Por un error humano quedaron fuera de la reimpresión de este raro texto, los párrafos que siguen, del artículo que bajo este título se dio a la luz en el anterior fascículo de este Boletín, y que ahora se publica para no omitir nada del original.1

 

¡Ah! no solo junto al túmulo de los obispos debemos llorar, sí que también junto al cadáver de los venerables sacerdotes que han sabido cumplir fielmente aquí en la tierra su misión providencial.

            El señor presbítero don Procopio del Toro estaba destinado por la Divina Providencia para enseñar con aquel lenguaje sencillo y familiar que le era propio, a las masas populares; él inflamaba con el fuego sagrado de la caridad los corazones de los más endurecidos pecadores; él, a imitación del Pastor Divino, buscaba las ovejas descarriadas para curarlas y llevarlas amorosamente al redil de Nuestro Señor Jesucristo. El celo por la salvación de las almas lo llevaba frecuentemente a la penitenciaría para suavizar y aligerar las duras y pesadas cadenas de aquellos miserables que han sido encadenados a causa de sus crímenes, para enjugar sus amargas lágrimas y alentarlos con la esperanza cristiana de la Patria. Esto lo hacías, oh venerable sacerdote, catequizando sencillamente a los rudos, absolviendo de sus iniquidades a los que hacía largos años estaban más fuertemente encadenados por las cadenas de Satanás que por las cadenas materiales; llevándoles el Pan de los ángeles y dándoles la última unción para fortalecerlos en el trance terrible de la muerte. Y era tan grande tu amor para con aquellos desdichados, que solo el nombre de penitenciaría transportaba de gozo espiritual tu ardiente y celoso corazón.

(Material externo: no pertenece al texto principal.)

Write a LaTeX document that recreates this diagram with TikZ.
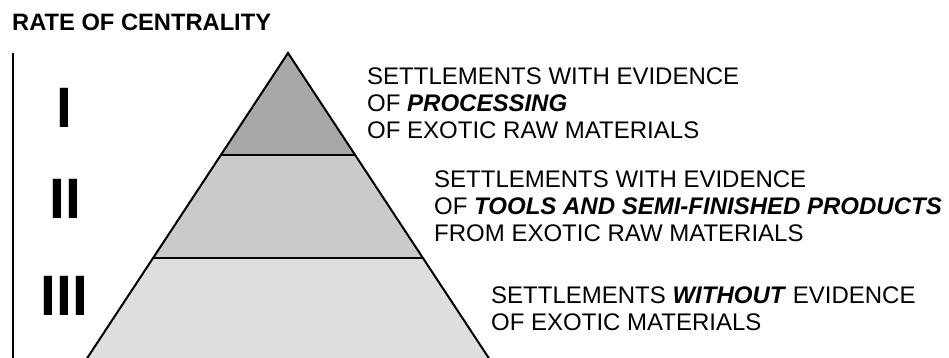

¿Qué diré, hermanos míos, de los grandes e innumerables beneficios que hizo a la iglesia de Santa María de Gracia en el espacio de veintidós años que la gobernó? Allí están las hijas de Domingo de Guzmán, hilo a hilo corren sus lágrimas por sus virginales mejillas, porque han perdido al sacerdote santo que las amaba tiernamente, que las fortalecía en el camino de la virtud y a quienes daba el dulce tratamiento de “hijas mías muy amadas”. ¡Tenéis razón, oh lirios y azucenas aromáticas, de inclinaros reverentes ante la tumba silenciosa de aquel diestro hortelano que supo regar con el agua purísima de la gracia vuestros virginales corazones. ¡Llorad, llorad cerca de su tumba! Aquí están, oh padre querido, tus hijos e hijas predilectas de la Orden Tercera Dominicana que siempre escucharon con gusto tus enseñanzas y a quienes profesabas un grande y especialísimo cariño. Ellos derraman abundantísimas lágrimas junto a los despojos queridos de su inolvidable padre. ¡Bendita sea tu memoria!



1 Este texto ha de insertarse entre los párrafos tercero y cuarto de la página 768 de este volumen. El primero concluye con la frase “¡Bendita sea tu memoria!” y el segundo con las palabras “Toda tu vida sacerdotal”.